Еще замечу и то, что он не похож на нас с вами — людей штатских. Да-да, это человек особенный. Кажется, будто весь мир поделен для него на две части. На одной стороне — все, кто выше его. Тут он берет под козырек и с почтением: «Слушаюсь, господин генерал!», «Так точно, господин полковник!» А на другой — все, кто ниже. Взглянув на них, он сразу наливается краской и орет: «Молчать! К чертям собачьим!» — и прочее в том же духе. Хотя, по сути дела, он, по-моему, прав, уж такое у него ремесло. Еще раз говорю вам: человек он не злой, скорее даже робкий. Потому и кричит по любому поводу — не хочет показывать свою робость.
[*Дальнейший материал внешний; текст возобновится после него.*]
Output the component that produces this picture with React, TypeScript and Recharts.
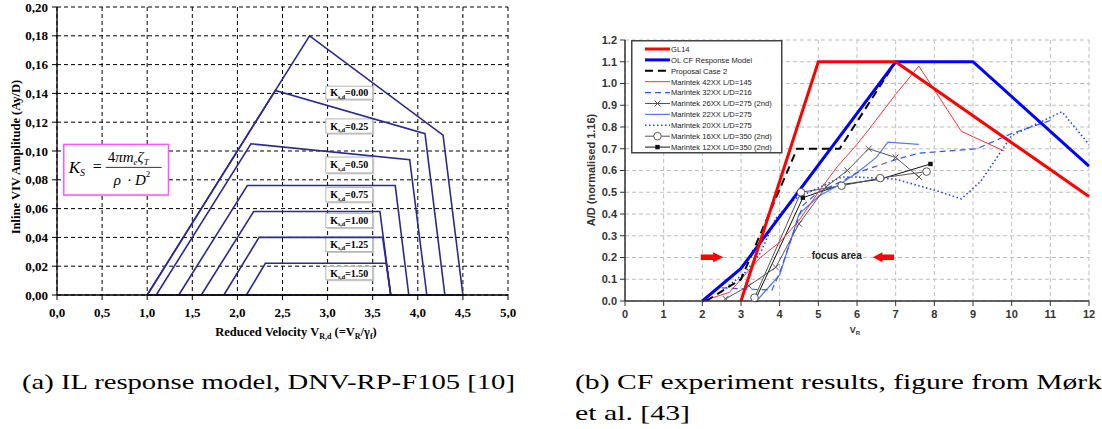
import React from 'react';
import { LineChart, Line, XAxis, YAxis, CartesianGrid, ReferenceArea } from 'recharts';

type P = [number, number];
const toPts = (a: P[]) => a.map(([x, y]) => ({ x, y }));

// ---------- (a) IL response model ----------
const ilXTicks = [0, 0.5, 1, 1.5, 2, 2.5, 3, 3.5, 4, 4.5, 5];
const ilYTicks = [0, 0.02, 0.04, 0.06, 0.08, 0.1, 0.12, 0.14, 0.16, 0.18, 0.2];
const ilK000: P[] = [[1.0, 0], [2.8, 0.18], [4.28, 0.111], [4.5, 0], [1.0, 0]];
const ilK025: P[] = [[1.0, 0], [2.42, 0.142], [4.08, 0.112], [4.3, 0]];
const ilK050: P[] = [[1.1, 0], [2.15, 0.105], [3.91, 0.094], [4.1, 0]];
const ilK075: P[] = [[1.35, 0], [2.11, 0.076], [3.75, 0.076], [3.9, 0]];
const ilK100: P[] = [[1.6, 0], [2.18, 0.058], [3.58, 0.058], [3.7, 0]];
const ilK125: P[] = [[1.85, 0], [2.24, 0.04], [3.61, 0.04], [3.7, 0]];
const ilK150: P[] = [[2.1, 0], [2.31, 0.022], [3.65, 0.022], [3.7, 0]];
const ilSeries = [ilK000, ilK025, ilK050, ilK075, ilK100, ilK125, ilK150];
const ilKLabels = ['0.00', '0.25', '0.50', '0.75', '1.00', '1.25', '1.50'];
const ilKLabelY: P[] = [[0.136, 0.145], [0.1124, 0.1223], [0.0848, 0.0958], [0.0647, 0.0747], [0.0468, 0.0567], [0.0302, 0.0401], [0.0106, 0.0198]];
const ilKLabelX: P = [2.98, 3.5];
const ilFormulaX: P = [0.075, 1.236];
const ilFormulaY: P = [0.0694, 0.1046];

// ---------- (b) CF experiment results ----------
const cfXTicks = [0, 1, 2, 3, 4, 5, 6, 7, 8, 9, 10, 11, 12];
const cfYTicks = [0, 0.1, 0.2, 0.3, 0.4, 0.5, 0.6, 0.7, 0.8, 0.9, 1.0, 1.1, 1.2];
const gl14: P[] = [[3, 0], [5, 1.1], [7, 1.1], [12, 0.48]];
const olCf: P[] = [[2, 0], [3, 0.15], [7, 1.1], [9, 1.1], [12, 0.62]];
const proposal2: P[] = [[2.1, 0], [3, 0.1], [4.45, 0.7], [5.55, 0.7], [7, 1.1]];
const m42: P[] = [[2.0, 0], [2.7, 0.04], [3.0, 0.1], [3.5, 0.2], [4.0, 0.27], [4.5, 0.37], [5.0, 0.5], [5.5, 0.62], [6.0, 0.72], [6.4, 0.81], [7.0, 0.95], [7.6, 1.08], [8.7, 0.78], [9.8, 0.69]];
const m32: P[] = [[2.5, 0.06], [3.8, 0.05], [4.0, 0.13], [4.6, 0.44], [5.0, 0.5], [5.6, 0.55], [6.0, 0.59], [7.0, 0.65], [7.6, 0.68], [9.1, 0.7], [10.0, 0.77], [11.0, 0.83]];
const m26: P[] = [[2.6, 0.01], [3.2, 0.07], [3.9, 0.155], [4.5, 0.355], [5.2, 0.525], [5.75, 0.6], [6.3, 0.7], [7.0, 0.66], [7.6, 0.57]];
const m22: P[] = [[3.4, 0.0], [4.0, 0.12], [4.5, 0.4], [5.0, 0.48], [5.5, 0.53], [6.0, 0.59], [6.5, 0.66], [6.8, 0.73], [7.6, 0.72]];
const m20: P[] = [[2.6, 0.06], [3.1, 0.13], [3.5, 0.22], [3.9, 0.38], [4.4, 0.47], [5.0, 0.52], [5.6, 0.57], [6.0, 0.57], [7.0, 0.56], [8.0, 0.51], [8.7, 0.47], [9.2, 0.55], [10.0, 0.76], [11.3, 0.87], [12.0, 0.72]];
const m16: P[] = [[3.35, 0.015], [4.55, 0.5], [5.6, 0.53], [6.6, 0.565], [7.8, 0.595]];
const m12: P[] = [[3.37, 0.005], [4.6, 0.475], [5.6, 0.535], [6.6, 0.56], [7.9, 0.63]];
const cfNames = ['GL14', 'OL CF Response Model', 'Proposal Case 2', 'Marintek 42XX L/D=145', 'Marintek 32XX L/D=216', 'Marintek 26XX L/D=275 (2nd)', 'Marintek 22XX L/D=275', 'Marintek 20XX L/D=275', 'Marintek 16XX L/D=350 (2nd)', 'Marintek 12XX L/D=350 (2nd)'];
const cfData = [gl14, olCf, proposal2, m42, m32, m26, m22, m20, m16, m12];
const arrowRightX: P = [1.96, 2.54];
const arrowLeftX: P = [6.41, 6.96];
const arrowY: P = [0.178, 0.224];
const focusX: P = [4.8, 6.15];
const focusY: P = [0.18, 0.24];

type Style = { color: string; width: number; dash?: string; marker?: 'x' | 'circle' | 'square' };
const cfStyles: Style[] = [
  { color: '#ff0000', width: 3 },
  { color: '#0000ff', width: 3 },
  { color: '#000000', width: 2, dash: '8 5' },
  { color: '#ff3030', width: 1 },
  { color: '#3355ff', width: 1.2, dash: '6 4' },
  { color: '#555555', width: 1, marker: 'x' },
  { color: '#5577ff', width: 1.2 },
  { color: '#2244ff', width: 1.6, dash: '1.5 2.5' },
  { color: '#555555', width: 1, marker: 'circle' },
  { color: '#111111', width: 1, marker: 'square' },
];

const SERIF = "'Liberation Serif', 'Times New Roman', serif";
const SANS = "'Liberation Sans', Arial, sans-serif";
const NAVY = '#2a2a92';

const markerEl = (m: string | undefined, cx: number, cy: number, color: string, key?: any) => {
  if (m === 'x')
    return <path key={key} d={`M${cx - 3},${cy - 3}L${cx + 3},${cy + 3}M${cx - 3},${cy + 3}L${cx + 3},${cy - 3}`} stroke={color} strokeWidth={1} fill="none" />;
  if (m === 'circle') return <circle key={key} cx={cx} cy={cy} r={3.8} fill="#fff" stroke={color} strokeWidth={1} />;
  if (m === 'square') return <rect key={key} x={cx - 2.2} y={cy - 2.2} width={4.4} height={4.4} fill={color} />;
  return <g key={key} />;
};

const KBox = (label: string) => (p: any) => {
  const { x, y, width, height } = p;
  return (
    <g>
      <rect x={x + 1.5} y={y + 1.5} width={width} height={height} fill="#c8c8c8" />
      <rect x={x} y={y} width={width} height={height} fill="#fff" stroke="#b5b5b5" strokeWidth={1} />
      <text x={x + width / 2} y={y + height / 2 + 3.5} textAnchor="middle" fontFamily={SERIF} fontWeight="bold" fontSize={10} fill="#000">
        K<tspan fontSize={6} dy={2.5}>s,d</tspan><tspan dy={-2.5}>={label}</tspan>
      </text>
    </g>
  );
};

const FormulaBox = (p: any) => {
  const { x, y, width, height } = p;
  return (
    <g fontFamily={SERIF} fill="#000">
      <rect x={x} y={y} width={width} height={height} fill="#fff" stroke="#ff55ff" strokeWidth={1.5} />
      <text x={x + 5} y={y + 29} fontStyle="italic" fontSize={17}>K<tspan fontSize={10} dy={3}>S</tspan></text>
      <text x={x + 29} y={y + 28} fontSize={16}>=</text>
      <text x={x + 44} y={y + 18} fontStyle="italic" fontSize={15}>
        <tspan fontStyle="normal">4</tspan>πm<tspan fontSize={9} dy={3}>e</tspan><tspan dy={-3}>ζ</tspan><tspan fontSize={9} dy={3}>T</tspan>
      </text>
      <line x1={x + 42} x2={x + 98} y1={y + 23} y2={y + 23} stroke="#000" strokeWidth={0.8} />
      <text x={x + 50} y={y + 41} fontStyle="italic" fontSize={15}>
        ρ<tspan fontStyle="normal" dx={6}>·</tspan><tspan dx={3}>D</tspan><tspan fontSize={9} dy={-8} fontStyle="normal">2</tspan>
      </text>
    </g>
  );
};

const Arrow = (dir: 'r' | 'l') => (p: any) => {
  const { x, y, width: w, height: h } = p;
  const by1 = y + h * 0.22, by2 = y + h * 0.78;
  const pts = dir === 'r'
    ? [[x, by1], [x + w * 0.55, by1], [x + w * 0.55, y], [x + w, y + h / 2], [x + w * 0.55, y + h], [x + w * 0.55, by2], [x, by2]]
    : [[x + w, by1], [x + w * 0.45, by1], [x + w * 0.45, y], [x, y + h / 2], [x + w * 0.45, y + h], [x + w * 0.45, by2], [x + w, by2]];
  return <polygon points={pts.map((q) => q.join(',')).join(' ')} fill="#ff0000" />;
};

const FocusText = (p: any) => {
  const { x, y, width, height } = p;
  return (
    <text x={x + width / 2} y={y + height / 2 + 3.5} textAnchor="middle" fontFamily={SANS} fontWeight="bold" fontSize={10} fill="#222">
      focus area
    </text>
  );
};

const Legend = () => (
  <svg width={152} height={114} style={{ position: 'absolute', left: 631, top: 40 }}>
    <rect x={0.75} y={0.75} width={150} height={112} fill="#fff" stroke="#444" strokeWidth={1.5} />
    {cfNames.map((n, i) => {
      const s = cfStyles[i];
      const yy = 9 + i * 10.9;
      return (
        <g key={n}>
          <line x1={14} x2={39} y1={yy} y2={yy} stroke={s.color} strokeWidth={s.width} strokeDasharray={s.dash} />
          {markerEl(s.marker, 26.5, yy, s.color)}
          <text x={40} y={yy + 2.8} fontFamily={SANS} fontSize={7.6} fill="#222">{n}</text>
        </g>
      );
    })}
  </svg>
);

export default function App() {
  return (
    <div style={{ position: 'relative', width: 1102, height: 429, background: '#fff', overflow: 'hidden' }}>
      <style>{`body{margin:0}`}</style>
      {/* ---------- left chart ---------- */}
      <div style={{ position: 'absolute', left: 0, top: 0 }}>
        <LineChart width={530} height={345} margin={{ top: 7, right: 22, bottom: 20, left: 0 }}>
          <CartesianGrid stroke="#000" strokeDasharray="4 3" strokeWidth={1} />
          <XAxis type="number" dataKey="x" domain={[0, 5]} ticks={ilXTicks} height={30} interval={0}
            tickFormatter={(v: number) => v.toFixed(1).replace('.', ',')}
            tick={{ fontFamily: SERIF, fontWeight: 'bold', fontSize: 13, fill: '#000' }}
            axisLine={{ stroke: '#000', strokeWidth: 1.3 }} tickLine={{ stroke: '#000' }} tickSize={5} tickMargin={8} />
          <YAxis type="number" dataKey="y" domain={[0, 0.2]} ticks={ilYTicks} width={57} interval={0}
            tickFormatter={(v: number) => v.toFixed(2).replace('.', ',')}
            tick={{ fontFamily: SERIF, fontWeight: 'bold', fontSize: 13, fill: '#000' }}
            axisLine={{ stroke: '#000', strokeWidth: 1.3 }} tickLine={{ stroke: '#000' }} tickSize={5} tickMargin={4} />
          {ilSeries.map((s, i) => (
            <Line key={i} data={toPts(s)} dataKey="y" type="linear" stroke={NAVY} strokeWidth={1.6} dot={false} isAnimationActive={false} />
          ))}
          {ilKLabels.map((l, i) => (
            <ReferenceArea key={l} x1={ilKLabelX[0]} x2={ilKLabelX[1]} y1={ilKLabelY[i][0]} y2={ilKLabelY[i][1]} shape={KBox(l)} />
          ))}
          <ReferenceArea x1={ilFormulaX[0]} x2={ilFormulaX[1]} y1={ilFormulaY[0]} y2={ilFormulaY[1]} shape={FormulaBox} />
        </LineChart>
      </div>

      {/* ---------- right chart ---------- */}
      <div style={{ position: 'absolute', left: 560, top: 0 }}>
        <LineChart width={542} height={345} margin={{ top: 40, right: 13, bottom: 14, left: 0 }}>
          <CartesianGrid stroke="#bdbdbd" strokeDasharray="4 3" strokeWidth={1} />
          <XAxis type="number" dataKey="x" domain={[0, 12]} ticks={cfXTicks} height={30} interval={0}
            tick={{ fontFamily: SANS, fontWeight: 'bold', fontSize: 11, fill: '#333' }}
            axisLine={{ stroke: '#333', strokeWidth: 1.5 }} tickLine={{ stroke: '#333' }} tickSize={5} tickMargin={4} />
          <YAxis type="number" dataKey="y" domain={[0, 1.2]} ticks={cfYTicks} width={65} interval={0}
            tickFormatter={(v: number) => v.toFixed(1)}
            tick={{ fontFamily: SANS, fontWeight: 'bold', fontSize: 11, fill: '#333' }}
            axisLine={{ stroke: '#333', strokeWidth: 1.5 }} tickLine={{ stroke: '#333' }} tickSize={5} tickMargin={3} />
          {cfData.map((d, i) => {
            const s = cfStyles[i];
            return (
              <Line key={cfNames[i]} data={toPts(d)} dataKey="y" type="linear" stroke={s.color} strokeWidth={s.width}
                strokeDasharray={s.dash} isAnimationActive={false}
                dot={s.marker ? (p: any) => markerEl(s.marker, p.cx, p.cy, s.color, p.key ?? `${i}-${p.index}`) : false} />
            );
          }).reverse()}
          <ReferenceArea x1={arrowRightX[0]} x2={arrowRightX[1]} y1={arrowY[0]} y2={arrowY[1]} shape={Arrow('r')} />
          <ReferenceArea x1={arrowLeftX[0]} x2={arrowLeftX[1]} y1={arrowY[0]} y2={arrowY[1]} shape={Arrow('l')} />
          <ReferenceArea x1={focusX[0]} x2={focusX[1]} y1={focusY[0]} y2={focusY[1]} shape={FocusText} />
        </LineChart>
      </div>
      <Legend />

      {/* ---------- axis titles & captions ---------- */}
      <svg width={1102} height={429} style={{ position: 'absolute', left: 0, top: 0, pointerEvents: 'none' }}>
        <text transform="translate(20,157) rotate(-90)" textAnchor="middle" fontFamily={SERIF} fontWeight="bold" fontSize={12.5} fill="#000">
          Inline VIV Amplitude (Ay/D)
        </text>
        <text x={296} y={336} textAnchor="middle" fontFamily={SERIF} fontWeight="bold" fontSize={12.5} fill="#000">
          Reduced Velocity V<tspan fontSize={8} dy={3}>R,d</tspan><tspan dy={-3}> (=V</tspan><tspan fontSize={8} dy={3}>R</tspan><tspan dy={-3}>/γ</tspan><tspan fontSize={8} dy={3}>f</tspan><tspan dy={-3}>)</tspan>
        </text>
        <text transform="translate(595,170) rotate(-90)" textAnchor="middle" fontFamily={SANS} fontWeight="bold" fontSize={11} fill="#333">
          A/D (normalised 1.16)
        </text>
        <text x={855} y={333} textAnchor="middle" fontFamily={SANS} fontWeight="bold" fontSize={9} fill="#333">
          V<tspan fontSize={6} dy={2}>R</tspan>
        </text>
        <text x={22} y={389} fontFamily={SERIF} fontSize={22} fill="#000" textLength={493} lengthAdjust="spacingAndGlyphs">
          (a) IL response model, DNV-RP-F105 [10]
        </text>
        <text x={575} y={389} fontFamily={SERIF} fontSize={22} fill="#000" textLength={527} lengthAdjust="spacingAndGlyphs">
          (b) CF experiment results, figure from Mørk
        </text>
        <text x={575} y={420} fontFamily={SERIF} fontSize={22} fill="#000" textLength={115} lengthAdjust="spacingAndGlyphs">
          et al. [43]
        </text>
      </svg>
    </div>
  );
}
В конце-то концов все это и есть военная служба, и не нам тут судить. Лучше поговорим о чем-нибудь другом. У меня такой принцип — не касаться вещей, в некотором роде священных.
Лично я в обиде на г-на Пуассона за то, что он прикомандировал меня к моргу, или, как он выражается, к «анатомичке». И это меня, человека, умеющего писать почерком рондо, простой и готической вязью, писать вразрядку, с утолщениями и еще десятком других способов. Да ему и не снился такой писарь!
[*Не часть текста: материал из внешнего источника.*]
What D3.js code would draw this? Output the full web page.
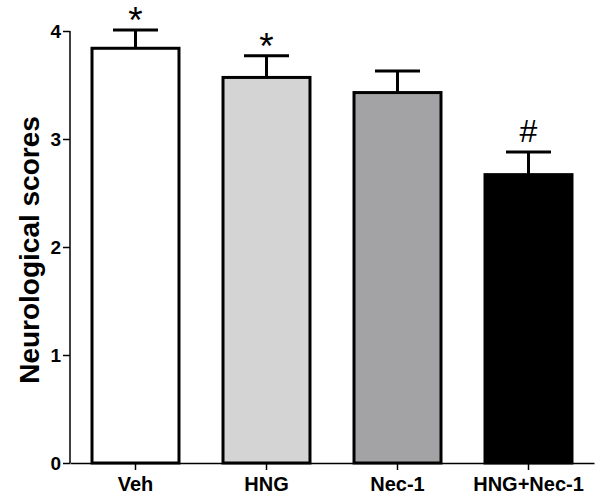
<!DOCTYPE html>
<html><head><meta charset="utf-8">
<script src="https://cdn.jsdelivr.net/npm/d3@7"></script>
<style>body{margin:0;background:#fff}svg{display:block}</style>
</head><body>
<svg id="c" width="602" height="500"></svg>
<script>
const categories = ["Veh", "HNG", "Nec-1", "HNG+Nec-1"];
const means = [3.84, 3.57, 3.43, 2.67];
const sems = [0.17, 0.20, 0.20, 0.21];
const marks = ["*", "*", "", "#"];
const fills = ["#ffffff", "#d4d4d4", "#a3a3a6", "#000000"];
const yTicks = [0, 1, 2, 3, 4];

const svg = d3.select("#c");
const x = d3.scaleBand().domain(categories).range([70, 594]).paddingInner(0.336).paddingOuter(0.168);
const y = d3.scaleLinear().domain([0, 4]).range([463, 31]);

// bars
svg.selectAll("rect.bar").data(categories).join("rect")
  .attr("x", d => x(d)).attr("width", x.bandwidth())
  .attr("y", (d, i) => y(means[i])).attr("height", (d, i) => y(0) - y(means[i]))
  .attr("fill", (d, i) => fills[i]).attr("stroke", "#000").attr("stroke-width", 3);

// error bars
const cx = d => x(d) + x.bandwidth() / 2;
svg.selectAll("line.err").data(categories).join("line")
  .attr("x1", cx).attr("x2", cx)
  .attr("y1", (d, i) => y(means[i])).attr("y2", (d, i) => y(means[i] + sems[i]))
  .attr("stroke", "#000").attr("stroke-width", 3);
svg.selectAll("line.cap").data(categories).join("line")
  .attr("x1", d => cx(d) - 22.5).attr("x2", d => cx(d) + 22.5)
  .attr("y1", (d, i) => y(means[i] + sems[i])).attr("y2", (d, i) => y(means[i] + sems[i]))
  .attr("stroke", "#000").attr("stroke-width", 3);

// significance marks
svg.selectAll("text.mark").data(categories).join("text")
  .attr("x", cx)
  .attr("y", (d, i) => y(means[i] + sems[i]) + (marks[i] === "*" ? 3 : -10))
  .attr("text-anchor", "middle")
  .attr("font-family", "Liberation Sans, Arial, sans-serif")
  .attr("font-size", (d, i) => marks[i] === "*" ? 37 : 32)
  .text((d, i) => marks[i]);

// axes
const yAxis = svg.append("g").attr("transform", "translate(70,0)")
  .call(d3.axisLeft(y).tickValues(yTicks).tickFormat(d3.format("d")).tickSize(7).tickPadding(2));
const xAxis = svg.append("g").attr("transform", "translate(0,463)")
  .call(d3.axisBottom(x).tickSize(7).tickSizeOuter(0).tickPadding(6));
[yAxis, xAxis].forEach(g => {
  g.select(".domain").attr("stroke", "#000").attr("stroke-width", 1.5);
  g.selectAll(".tick line").attr("stroke", "#000").attr("stroke-width", 1.5);
  g.selectAll("text").attr("fill", "#000").attr("font-family", "Liberation Sans, Arial, sans-serif").attr("font-weight", "bold");
});
yAxis.select(".domain").attr("d", "M0,463V31");
yAxis.selectAll("text").attr("font-size", 19).attr("dy", "0.36em");
xAxis.selectAll("text").attr("font-size", 20).attr("dy", "0.75em");

svg.append("text")
  .attr("transform", "translate(39,250) rotate(-90)")
  .attr("text-anchor", "middle")
  .attr("font-family", "Liberation Sans, Arial, sans-serif")
  .attr("font-weight", "bold").attr("font-size", 28)
  .text("Neurological scores");
</script>
</body></html>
Вообразите только. Являюсь я к месту назначения в каске, с мешком за плечами, в общем, как говорят, в полном боевом. Кто-то указывает мне на его барак и говорит: «Господин главный врач у себя!»
Вначале я ничего не вижу: г-н Пуассон зарылся в свои бумаги, даже головы не видать. Только слышно прерывистое дыхание астматика — будто ветер свистит в замочной скважине. И вдруг он вылезает из своей бумажной норы и начинает меня разглядывать. Передо мной старый, полноватый человек с коротенькими ручками, не очень опрятный с виду — под ногтями траур. На тыльной стороне ладоней кожа дряблая, веснушчатая, вся в морщинах. Он разглядывает меня, но словно бы не замечает. А я смотрю ему прямо в лицо и замечаю все: нос у него в лиловатых прожилках, скулы отливают синевой, кожа под подбородком висит, как у коровы, а под глазами — точно две рюмки водки — два подрагивающих мешка: так и хочется проколоть их булавкой.
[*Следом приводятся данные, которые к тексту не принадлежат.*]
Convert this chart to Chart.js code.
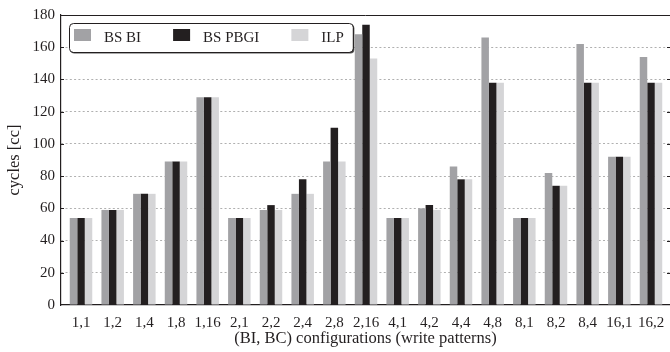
<!DOCTYPE html>
<html>
<head>
<meta charset="utf-8">
<script src="https://cdn.jsdelivr.net/npm/chart.js@4"></script>
<style>
  html, body { margin: 0; padding: 0; background: #fff; }
  #wrap { width: 670px; height: 352px; }
</style>
</head>
<body>
<div id="wrap"><canvas id="chart"></canvas></div>
<script>
"use strict";

// (BI, BC) configurations
const CONFIGS = ["1,1", "1,2", "1,4", "1,8", "1,16", "2,1", "2,2", "2,4", "2,8", "2,16",
                 "4,1", "4,2", "4,4", "4,8", "8,1", "8,2", "8,4", "16,1", "16,2"];
const BS_BI   = [54, 59, 69, 89, 129, 54, 59, 69, 89, 168, 54, 60, 86, 166, 54, 82, 162, 92, 154];
const BS_PBGI = [54, 59, 69, 89, 129, 54, 62, 78, 110, 174, 54, 62, 78, 138, 54, 74, 138, 92, 138];
const ILP     = [54, 59, 69, 89, 129, 54, 59, 69, 89, 153, 54, 59, 78, 138, 54, 74, 138, 92, 138];
const Y_TICKS = [0, 20, 40, 60, 80, 100, 120, 140, 160, 180];

const FONT = "'Liberation Serif', 'Times New Roman', serif";
const INK = "#231f20";

const pts = (arr) => arr.map((v, i) => ({ x: i, y: v }));

// Top frame line + small inward ticks on the left/right edges.
const frame = {
  id: "frame",
  afterDraw(chart) {
    const { ctx, chartArea: { top, left, right } } = chart;
    const y = chart.scales.y;
    ctx.save();
    ctx.strokeStyle = INK; ctx.lineWidth = 1;
    ctx.beginPath();
    ctx.moveTo(left, top + 0.5); ctx.lineTo(right, top + 0.5);
    Y_TICKS.slice(1, -1).forEach((v) => {
      const py = Math.round(y.getPixelForValue(v)) + 0.5;
      ctx.moveTo(right - 3, py); ctx.lineTo(right, py);
      ctx.moveTo(left, py); ctx.lineTo(left + 3, py);
    });
    ctx.stroke();
    ctx.restore();
  },
};

// pgfplots-style legend: rounded box with a drop shadow, inside the plot.
const boxedLegend = {
  id: "boxedLegend",
  afterDraw(chart) {
    const { ctx, chartArea } = chart;
    const x0 = chartArea.left + 8, y0 = chartArea.top + 8, h = 29;
    const sw = 17, sh = 12, gap = 13, colGap = 32;
    ctx.save();
    ctx.font = `15px ${FONT}`;
    const items = chart.data.datasets.map((d) => ({ label: d.label, color: d.backgroundColor,
                                                     w: ctx.measureText(d.label).width }));
    let x = x0 + 5;
    items.forEach((it) => { it.x = x; x += sw + gap + it.w + colGap; });
    const w = x - colGap + 9 - x0;
    const rr = (dx, dy) => { ctx.beginPath(); ctx.roundRect(x0 + dx, y0 + dy, w, h, 4); };
    ctx.fillStyle = "#555"; rr(1.5, 1.5); ctx.fill();
    ctx.fillStyle = "#fff"; rr(0, 0); ctx.fill();
    ctx.strokeStyle = INK; ctx.lineWidth = 1; rr(0.5, 0.5); ctx.stroke();
    ctx.textBaseline = "middle";
    items.forEach((it) => {
      ctx.fillStyle = it.color;
      ctx.fillRect(it.x, y0 + 6, sw, sh);
      ctx.fillStyle = INK;
      ctx.fillText(it.label, it.x + sw + gap, y0 + h / 2 + 1);
    });
    ctx.restore();
  },
};

Chart.defaults.font.family = FONT;
Chart.defaults.font.size = 15;
Chart.defaults.color = INK;

new Chart(document.getElementById("chart"), {
  type: "bar",
  data: {
    datasets: [
      { label: "BS BI",   data: pts(BS_BI),   backgroundColor: "#a2a2a5" },
      { label: "BS PBGI", data: pts(BS_PBGI), backgroundColor: INK },
      { label: "ILP",     data: pts(ILP),     backgroundColor: "#d5d5d7" },
    ],
  },
  plugins: [frame, boxedLegend],
  options: {
    responsive: true, maintainAspectRatio: false, animation: false,
    layout: { padding: { top: 11, right: 0, bottom: 0, left: 0 } },
    datasets: { bar: { categoryPercentage: 0.71, barPercentage: 1.0 } },
    scales: {
      x: {
        type: "linear", offset: false,
        min: -0.632, max: 18.6,
        afterBuildTicks: (s) => { s.ticks = CONFIGS.map((_, i) => ({ value: i })); },
        afterFit: (s) => { s.height = 47; },
        ticks: { callback: (v) => CONFIGS[v], padding: 1, maxRotation: 0, autoSkip: false, color: INK },
        grid: { display: false, offset: false },
        border: { color: INK, width: 1.2 },
        title: { display: true, text: "(BI, BC) configurations (write patterns)",
                 font: { size: 16.5 }, padding: { top: 0, bottom: 3 }, color: INK },
      },
      y: {
        min: 0, max: 180,
        afterBuildTicks: (s) => { s.ticks = Y_TICKS.map((v) => ({ value: v })); },
        afterFit: (s) => { s.width = 61; },
        ticks: { padding: 6, color: INK },
        grid: {
          drawTicks: false, lineWidth: 1,
          color: (c) => (c.tick && (c.tick.value === 0 || c.tick.value === 180) ? "rgba(0,0,0,0)" : "#b0b0b0"),
        },
        border: { color: INK, width: 1.2, dash: [2, 2.3] },
        title: { display: true, text: "cycles [cc]", font: { size: 16.5 }, padding: { top: 5, bottom: 0 }, color: INK },
      },
    },
    plugins: { legend: { display: false }, tooltip: { enabled: false } },
  },
});
</script>
</body>
</html>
Он снова оглядывает меня, сплевывает на пол и бормочет:
— М-да…
Я сразу:
— Прибыл в ваше распоряжение, господин главный врач!
И тут он как заорет, а голос старческий, хриплый от мокроты:
— Вы же видите, что мне не до вас! Оставьте меня в покое! Не ясно разве, что я занят по горло, — идет наступление, раненых полно. Да еще все эти махинации!..
Что, по-вашему, я должен был ему ответить? Встал я навытяжку и отчеканил:
— Так точно, господин главный врач!
Тогда он закуривает сигарету и откашливается; по причине спиртного, заметьте, у него вечно першит в горле.
В эту минуту входит какой-то офицер. Г-н Пуассон опять взрывается:
— Это вы, Перрэн? Да не морочьте мне голову с вашими махинациями! Вы что, не видите — я вконец замотан. Взгляните на эти бумаги: девятнадцать списков. Я никогда с ними не разделаюсь. Целых девятнадцать штук!..
Офицер берет меня за локоть и говорит, обращаясь к главному врачу:
— Он прибыл с пополнением.
Тут г-н Пуассон подходит ко мне, зачем-то заглядывает мне под нос и снова начинает бушевать, обдавая меня винным перегаром:
— Вот и суньте его в морг! Надо же кому-то быть в «анатомичке»! Суньте его туда! Давайте, давайте! Пусть помогает Танкерелю. Вот так! В морг его! И хватит с меня всех этих махинаций!
Минут через десять меня водворили в морг.
Я, конечно, загрустил, что и говорить. Человек я довольно покладистый, но судите сами, что это за жизнь — с утра до ночи перетаскивать мертвецов. Да каких мертвецов! Цвет нации, и в каком виде! Даже не поверишь, что можно так изуродовать человеческое тело.